**Recorded data:**

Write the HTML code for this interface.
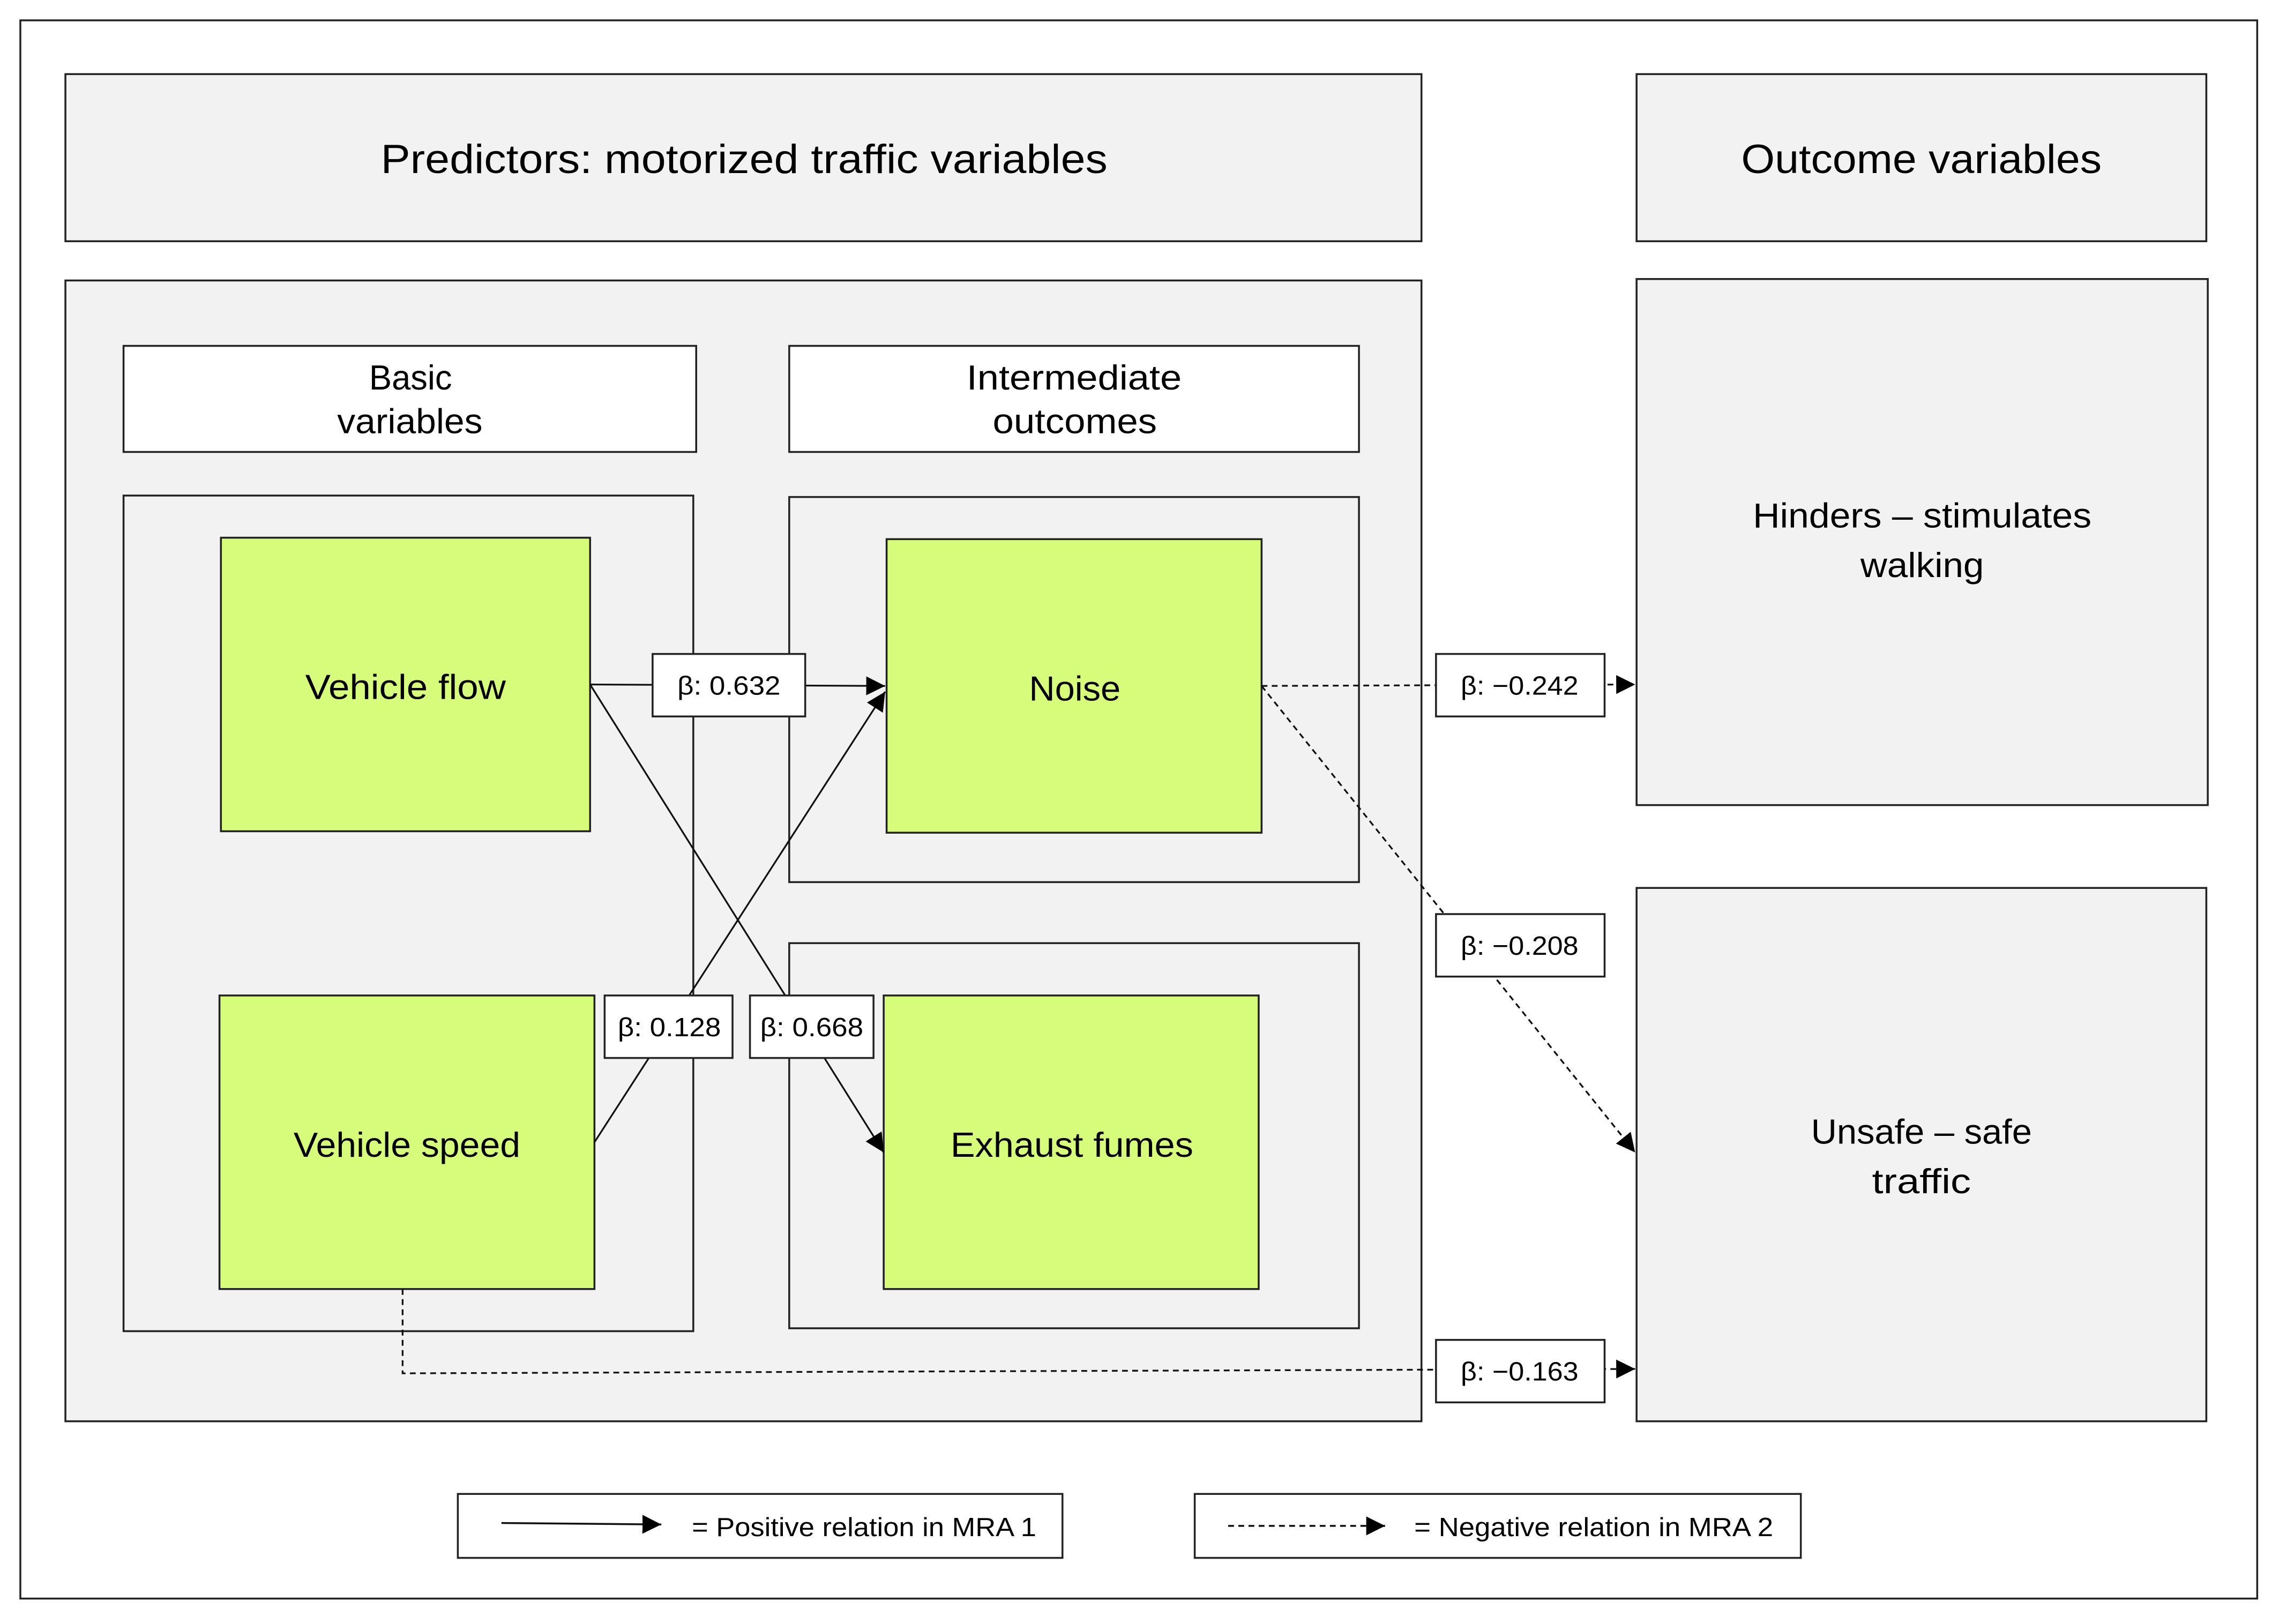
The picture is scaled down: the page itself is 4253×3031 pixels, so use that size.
<!DOCTYPE html>
<html><head><meta charset="utf-8"><style>
html,body{margin:0;padding:0;background:#fff}
svg{display:block}
text{font-family:"Liberation Sans",sans-serif;fill:#000}
</style></head><body>
<svg width="4253" height="3031" viewBox="0 0 1568 1117.5" preserveAspectRatio="none" xmlns="http://www.w3.org/2000/svg">
<defs>
<marker id="a" viewBox="0 0 10 10" refX="10" refY="5" markerWidth="9" markerHeight="9" markerUnits="userSpaceOnUse" orient="auto"><path d="M0,0 L10,5 L0,10 z" fill="#000"/></marker>
<marker id="b" viewBox="0 0 10 10" refX="10" refY="5" markerWidth="13" markerHeight="13" markerUnits="userSpaceOnUse" orient="auto"><path d="M0,0 L10,5 L0,10 z" fill="#000"/></marker>
</defs>
<rect x="0" y="0" width="1568" height="1117.5" fill="#fff"/>
<g stroke="#222" stroke-width="1.3">
<rect x="14" y="14" width="1539" height="1086" fill="#fff"/>
<rect x="45" y="51" width="933" height="115" fill="#f2f2f2"/>
<rect x="1126" y="51" width="392" height="115" fill="#f2f2f2"/>
<rect x="45" y="193" width="933" height="785" fill="#f2f2f2"/>
<rect x="85" y="238" width="394" height="73" fill="#fff"/>
<rect x="543" y="238" width="392" height="73" fill="#fff"/>
<rect x="85" y="341" width="392" height="575" fill="#f2f2f2"/>
<rect x="543" y="342" width="392" height="265" fill="#f2f2f2"/>
<rect x="543" y="649" width="392" height="265" fill="#f2f2f2"/>
<rect x="1126" y="192" width="393" height="362" fill="#f2f2f2"/>
<rect x="1126" y="611" width="392" height="367" fill="#f2f2f2"/>
<rect x="152" y="370" width="254" height="202" fill="#d7fb7b"/>
<rect x="610" y="371" width="258" height="202" fill="#d7fb7b"/>
<rect x="151" y="685" width="258" height="202" fill="#d7fb7b"/>
<rect x="608" y="685" width="258" height="202" fill="#d7fb7b"/>
</g>
<g stroke="#111" stroke-width="1.2" fill="none">
<line x1="406" y1="471" x2="609" y2="472" marker-end="url(#b)"/>
<line x1="406" y1="471" x2="608" y2="793" marker-end="url(#b)"/>
<line x1="409" y1="786" x2="609" y2="476" marker-end="url(#b)"/>
<g stroke-dasharray="4,3">
<line x1="868" y1="472" x2="1125" y2="471" marker-end="url(#b)"/>
<line x1="868" y1="472" x2="1125" y2="793" marker-end="url(#b)"/>
<polyline points="277,887 277,945 1125,942" marker-end="url(#b)"/>
</g>
</g>
<g stroke="#222" stroke-width="1.3" fill="#fff">
<rect x="449" y="450" width="105" height="43"/>
<rect x="416" y="685" width="88" height="43"/>
<rect x="516" y="685" width="85" height="43"/>
<rect x="988" y="450" width="116" height="43"/>
<rect x="988" y="629" width="116" height="43"/>
<rect x="988" y="922" width="116" height="43"/>
<rect x="315" y="1028" width="416" height="44"/>
<rect x="822" y="1028" width="417" height="44"/>
</g>
<g stroke="#111" stroke-width="1.3" fill="none">
<line x1="345" y1="1048" x2="455" y2="1049" marker-end="url(#b)"/>
<line x1="845" y1="1050" x2="953" y2="1050" stroke-dasharray="4,3" marker-end="url(#b)"/>
</g>
<g font-size="28" text-anchor="start">
<text x="262" y="119" textLength="500" lengthAdjust="spacingAndGlyphs">Predictors: motorized traffic variables</text>
<text x="1198" y="119" textLength="248" lengthAdjust="spacingAndGlyphs">Outcome variables</text>
</g>
<g font-size="24">
<text x="1206" y="363" textLength="233" lengthAdjust="spacingAndGlyphs">Hinders – stimulates</text>
<text x="1280" y="397" textLength="85" lengthAdjust="spacingAndGlyphs">walking</text>
<text x="1246" y="787" textLength="152" lengthAdjust="spacingAndGlyphs">Unsafe – safe</text>
<text x="1288" y="821" textLength="68" lengthAdjust="spacingAndGlyphs">traffic</text>
<text x="210" y="481" textLength="138" lengthAdjust="spacingAndGlyphs">Vehicle flow</text>
<text x="708" y="482" textLength="63" lengthAdjust="spacingAndGlyphs">Noise</text>
<text x="202" y="796" textLength="156" lengthAdjust="spacingAndGlyphs">Vehicle speed</text>
<text x="654" y="796" textLength="167" lengthAdjust="spacingAndGlyphs">Exhaust fumes</text>
<text x="254" y="268" textLength="57" lengthAdjust="spacingAndGlyphs">Basic</text>
<text x="232" y="298" textLength="100" lengthAdjust="spacingAndGlyphs">variables</text>
<text x="665" y="268" textLength="148" lengthAdjust="spacingAndGlyphs">Intermediate</text>
<text x="683" y="298" textLength="113" lengthAdjust="spacingAndGlyphs">outcomes</text>
</g>
<g font-size="18">
<text x="466" y="478" textLength="71" lengthAdjust="spacingAndGlyphs">β: 0.632</text>
<text x="425" y="713" textLength="71" lengthAdjust="spacingAndGlyphs">β: 0.128</text>
<text x="523" y="713" textLength="71" lengthAdjust="spacingAndGlyphs">β: 0.668</text>
<text x="1005" y="478" textLength="81" lengthAdjust="spacingAndGlyphs">β: −0.242</text>
<text x="1005" y="657" textLength="81" lengthAdjust="spacingAndGlyphs">β: −0.208</text>
<text x="1005" y="950" textLength="81" lengthAdjust="spacingAndGlyphs">β: −0.163</text>
<text x="476" y="1057" textLength="237" lengthAdjust="spacingAndGlyphs">= Positive relation in MRA 1</text>
<text x="973" y="1057" textLength="247" lengthAdjust="spacingAndGlyphs">= Negative relation in MRA 2</text>
</g>
</svg>
</body></html>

**Short problem:** State the count of lines with the word "size" in them, and write nothing else.

**Output for this task:** 4